It’s beyond me how a film about a man who is all but paralyzed, except for his left eye, could be interesting. The main plot point follows his struggle to write a memoir using a tedious system where he blinks his eye for an assistant to transcribe. Maybe this does not sound all that engaging, but it most definitely is. No question. It has to do with how the film narrative is developed.
Bauby’s struggle is experienced first hand by the audience as we are stuck inside his head for the first portion of the film. It is a disconcerting perspective as we begin the film as helpless and confused as he is. We are there for every painfully difficult piece of progress, every one-sided conversation that Bauby (Mathieu Amalric) is unable to respond to, and every moment when he is powerless to act out. It is absolutely eye-opening. No pun intended. It’s simply the truth.
His progression is absolutely extraordinary. Beginning as a supposed “vegetable” who wished to die, to a man with an imagination that he was able to share with the world. He still had the ability and the passion for sharing his thoughts, memories, and desires with the world. He was physically so powerless and yet mentally so empowered.

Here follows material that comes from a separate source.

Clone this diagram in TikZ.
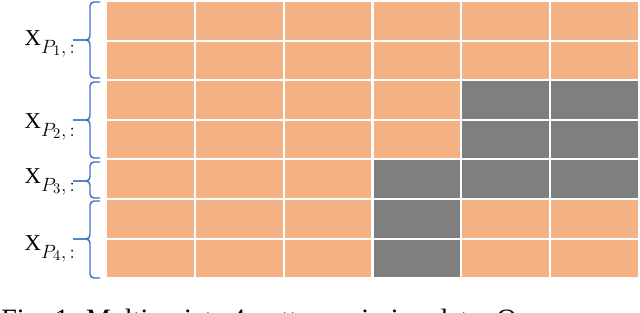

Fragments of his story are given to us in pieces, although we still continue to return to the limited perspective he himself experiences. It is not easy to be sure. He must have others bathe him. The television channel is out of his control. There are doctors, therapists, friends, and family coming to see them, and he has no ability to physically interact. He still has feelings for his mistress, but the mother of his children still cares deeply for him. Sundays are hell with no one around.
Despite all that seems to drag him down, Bauby still is able to flutter above it all like a butterfly. With the help of his assistant and a strong will, he completed his memoir. 10 days later he would die, but his mission was accomplished. Maybe it seems like a rather unfortunate ending, but even if the lack of closure is unsatisfying, how it ended is the truth. Bauby was undoubtedly content because, despite the seemingly surmountable obstacles, he never lost his humanity. Being Locked-in could never take his mind from him. Ultimately, he was a winner and so his story ends on a somber yet powerful note.
It has been a while since I have been so affected by a film. I hope I will see another one like it very, very soon.